** Request **
Find all the lines with "this" and gather them.

** Data shown **
____

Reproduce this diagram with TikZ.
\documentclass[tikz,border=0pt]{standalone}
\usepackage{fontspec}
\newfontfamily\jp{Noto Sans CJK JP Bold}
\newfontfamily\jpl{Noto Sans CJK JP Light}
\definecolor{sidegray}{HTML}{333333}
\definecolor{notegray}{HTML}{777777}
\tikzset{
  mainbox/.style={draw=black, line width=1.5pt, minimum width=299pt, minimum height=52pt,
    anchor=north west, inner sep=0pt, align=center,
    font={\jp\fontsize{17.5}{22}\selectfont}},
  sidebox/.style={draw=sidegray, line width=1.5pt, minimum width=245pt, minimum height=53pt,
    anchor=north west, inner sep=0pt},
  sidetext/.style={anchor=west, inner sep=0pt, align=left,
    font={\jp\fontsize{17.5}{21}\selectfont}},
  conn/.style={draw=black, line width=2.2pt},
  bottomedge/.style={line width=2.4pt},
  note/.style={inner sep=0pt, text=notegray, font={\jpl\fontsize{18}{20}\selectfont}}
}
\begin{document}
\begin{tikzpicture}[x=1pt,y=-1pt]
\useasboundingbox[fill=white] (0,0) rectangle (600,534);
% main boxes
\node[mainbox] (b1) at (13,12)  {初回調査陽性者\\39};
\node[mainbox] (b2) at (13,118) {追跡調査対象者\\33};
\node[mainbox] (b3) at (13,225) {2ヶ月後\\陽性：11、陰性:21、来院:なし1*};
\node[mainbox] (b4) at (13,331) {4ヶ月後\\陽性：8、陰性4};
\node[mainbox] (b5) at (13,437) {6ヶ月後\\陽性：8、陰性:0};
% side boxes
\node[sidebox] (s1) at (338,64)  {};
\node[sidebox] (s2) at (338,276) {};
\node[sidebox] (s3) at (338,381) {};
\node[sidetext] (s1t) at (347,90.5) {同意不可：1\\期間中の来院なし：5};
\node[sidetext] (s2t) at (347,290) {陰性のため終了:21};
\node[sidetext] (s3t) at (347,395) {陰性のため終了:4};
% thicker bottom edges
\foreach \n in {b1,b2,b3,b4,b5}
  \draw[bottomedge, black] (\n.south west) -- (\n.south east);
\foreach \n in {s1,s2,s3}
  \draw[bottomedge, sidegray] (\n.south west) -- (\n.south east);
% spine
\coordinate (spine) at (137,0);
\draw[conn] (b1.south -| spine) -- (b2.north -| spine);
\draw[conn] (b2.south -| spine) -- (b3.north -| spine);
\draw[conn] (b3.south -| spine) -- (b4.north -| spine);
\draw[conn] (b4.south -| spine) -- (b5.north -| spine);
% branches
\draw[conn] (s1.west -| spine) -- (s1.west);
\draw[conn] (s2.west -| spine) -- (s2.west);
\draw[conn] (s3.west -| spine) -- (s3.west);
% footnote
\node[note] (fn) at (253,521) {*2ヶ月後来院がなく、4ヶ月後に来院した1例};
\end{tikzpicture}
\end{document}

____

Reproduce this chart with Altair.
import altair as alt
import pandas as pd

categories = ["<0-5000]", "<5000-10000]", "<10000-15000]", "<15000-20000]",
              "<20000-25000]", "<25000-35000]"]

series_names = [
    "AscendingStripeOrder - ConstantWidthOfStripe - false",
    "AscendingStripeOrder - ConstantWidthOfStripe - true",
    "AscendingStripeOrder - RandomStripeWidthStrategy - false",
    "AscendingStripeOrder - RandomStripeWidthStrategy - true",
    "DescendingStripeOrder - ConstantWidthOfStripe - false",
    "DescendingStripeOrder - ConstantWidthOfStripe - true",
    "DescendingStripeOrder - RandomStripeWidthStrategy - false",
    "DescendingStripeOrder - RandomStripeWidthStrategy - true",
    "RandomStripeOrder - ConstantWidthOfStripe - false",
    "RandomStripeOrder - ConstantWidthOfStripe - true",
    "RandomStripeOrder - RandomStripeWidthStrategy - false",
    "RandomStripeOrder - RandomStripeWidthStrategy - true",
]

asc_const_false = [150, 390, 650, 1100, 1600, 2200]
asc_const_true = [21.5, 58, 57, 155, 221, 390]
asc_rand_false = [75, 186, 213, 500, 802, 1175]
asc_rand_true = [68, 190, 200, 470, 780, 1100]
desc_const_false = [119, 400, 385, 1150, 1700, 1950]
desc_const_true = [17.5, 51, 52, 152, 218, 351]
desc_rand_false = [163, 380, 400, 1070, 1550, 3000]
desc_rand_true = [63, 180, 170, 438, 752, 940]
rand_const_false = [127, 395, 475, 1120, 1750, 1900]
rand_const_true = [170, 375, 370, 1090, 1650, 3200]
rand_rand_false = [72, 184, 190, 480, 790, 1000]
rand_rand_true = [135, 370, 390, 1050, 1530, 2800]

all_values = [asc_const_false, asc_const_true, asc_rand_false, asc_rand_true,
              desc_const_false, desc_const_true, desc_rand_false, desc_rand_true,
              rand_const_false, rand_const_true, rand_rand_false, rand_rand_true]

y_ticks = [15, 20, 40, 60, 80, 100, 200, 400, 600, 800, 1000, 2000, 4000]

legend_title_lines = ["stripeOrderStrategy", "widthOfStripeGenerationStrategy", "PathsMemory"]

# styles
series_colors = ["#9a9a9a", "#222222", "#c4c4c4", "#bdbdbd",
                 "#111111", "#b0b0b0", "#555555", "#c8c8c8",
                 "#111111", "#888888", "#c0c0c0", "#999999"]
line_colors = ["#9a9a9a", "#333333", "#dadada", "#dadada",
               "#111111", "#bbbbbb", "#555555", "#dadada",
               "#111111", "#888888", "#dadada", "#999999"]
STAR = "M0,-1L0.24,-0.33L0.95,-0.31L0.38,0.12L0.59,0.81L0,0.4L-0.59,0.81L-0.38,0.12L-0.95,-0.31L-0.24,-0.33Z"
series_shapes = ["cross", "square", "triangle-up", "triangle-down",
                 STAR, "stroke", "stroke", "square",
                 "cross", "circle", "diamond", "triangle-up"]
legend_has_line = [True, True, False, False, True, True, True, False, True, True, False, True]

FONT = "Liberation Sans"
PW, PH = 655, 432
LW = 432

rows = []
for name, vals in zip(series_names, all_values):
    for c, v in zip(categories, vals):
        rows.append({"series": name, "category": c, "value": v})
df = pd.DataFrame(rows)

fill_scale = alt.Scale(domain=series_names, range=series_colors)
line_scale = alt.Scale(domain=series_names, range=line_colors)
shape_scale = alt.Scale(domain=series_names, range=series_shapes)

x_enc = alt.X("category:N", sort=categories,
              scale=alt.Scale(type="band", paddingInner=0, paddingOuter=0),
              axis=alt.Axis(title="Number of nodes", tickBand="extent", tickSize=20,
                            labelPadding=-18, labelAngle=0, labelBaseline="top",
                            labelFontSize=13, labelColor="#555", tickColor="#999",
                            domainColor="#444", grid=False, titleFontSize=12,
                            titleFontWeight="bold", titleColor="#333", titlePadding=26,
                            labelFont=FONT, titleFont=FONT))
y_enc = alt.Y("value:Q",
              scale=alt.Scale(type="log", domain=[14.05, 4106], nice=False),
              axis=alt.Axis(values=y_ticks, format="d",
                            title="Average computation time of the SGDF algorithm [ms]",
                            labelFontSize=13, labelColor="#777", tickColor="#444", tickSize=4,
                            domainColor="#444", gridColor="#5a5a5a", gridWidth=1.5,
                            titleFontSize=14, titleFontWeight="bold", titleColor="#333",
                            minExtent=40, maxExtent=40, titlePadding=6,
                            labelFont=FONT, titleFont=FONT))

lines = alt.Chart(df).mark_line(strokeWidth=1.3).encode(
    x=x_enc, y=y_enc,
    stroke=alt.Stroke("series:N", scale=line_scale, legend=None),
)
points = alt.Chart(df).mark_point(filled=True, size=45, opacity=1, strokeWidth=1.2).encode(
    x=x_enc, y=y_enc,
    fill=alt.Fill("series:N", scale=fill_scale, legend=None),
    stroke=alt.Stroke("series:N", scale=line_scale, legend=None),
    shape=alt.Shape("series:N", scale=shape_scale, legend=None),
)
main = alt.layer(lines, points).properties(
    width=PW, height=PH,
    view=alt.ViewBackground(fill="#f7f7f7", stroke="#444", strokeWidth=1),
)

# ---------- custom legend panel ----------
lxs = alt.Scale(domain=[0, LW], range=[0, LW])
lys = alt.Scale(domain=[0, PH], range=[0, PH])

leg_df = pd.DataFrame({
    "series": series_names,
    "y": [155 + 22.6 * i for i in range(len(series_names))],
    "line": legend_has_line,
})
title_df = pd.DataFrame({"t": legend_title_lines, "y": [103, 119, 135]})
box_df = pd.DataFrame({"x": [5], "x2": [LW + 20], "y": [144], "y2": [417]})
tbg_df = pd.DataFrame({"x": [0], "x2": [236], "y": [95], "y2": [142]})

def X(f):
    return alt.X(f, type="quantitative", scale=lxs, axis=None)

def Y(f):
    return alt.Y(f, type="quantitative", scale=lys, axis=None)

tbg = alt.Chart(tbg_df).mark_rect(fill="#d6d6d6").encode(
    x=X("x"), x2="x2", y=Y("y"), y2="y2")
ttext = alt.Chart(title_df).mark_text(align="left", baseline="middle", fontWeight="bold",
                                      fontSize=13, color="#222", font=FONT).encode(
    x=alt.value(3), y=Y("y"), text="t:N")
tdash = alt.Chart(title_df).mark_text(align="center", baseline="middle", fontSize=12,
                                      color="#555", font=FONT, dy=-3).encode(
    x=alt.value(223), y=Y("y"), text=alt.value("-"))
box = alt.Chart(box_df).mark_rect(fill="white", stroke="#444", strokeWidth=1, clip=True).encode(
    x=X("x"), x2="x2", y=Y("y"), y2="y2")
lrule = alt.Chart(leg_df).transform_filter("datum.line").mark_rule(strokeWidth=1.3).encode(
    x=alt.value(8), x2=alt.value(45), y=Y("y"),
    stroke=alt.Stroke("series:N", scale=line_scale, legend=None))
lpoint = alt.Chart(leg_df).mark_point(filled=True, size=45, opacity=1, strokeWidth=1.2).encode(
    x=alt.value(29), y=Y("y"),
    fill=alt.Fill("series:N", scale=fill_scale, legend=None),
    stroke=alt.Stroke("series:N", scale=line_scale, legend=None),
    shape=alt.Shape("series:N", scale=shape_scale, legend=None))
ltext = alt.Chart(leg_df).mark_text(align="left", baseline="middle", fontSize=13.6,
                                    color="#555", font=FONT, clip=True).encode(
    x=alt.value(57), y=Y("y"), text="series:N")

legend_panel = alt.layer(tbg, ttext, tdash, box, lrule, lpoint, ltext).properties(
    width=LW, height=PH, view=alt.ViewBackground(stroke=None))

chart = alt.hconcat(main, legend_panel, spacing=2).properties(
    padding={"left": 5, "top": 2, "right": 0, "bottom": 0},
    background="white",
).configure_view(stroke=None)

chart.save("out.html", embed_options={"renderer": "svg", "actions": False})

____

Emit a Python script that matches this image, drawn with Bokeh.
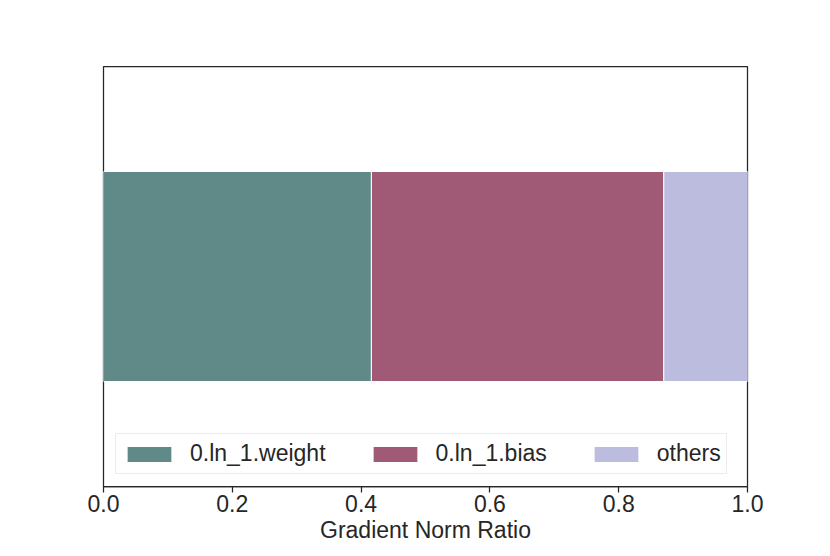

____

** Response to the task **
Reproduce this diagram with TikZ.
Reproduce this chart with Altair.
Emit a Python script that matches this image, drawn with Bokeh.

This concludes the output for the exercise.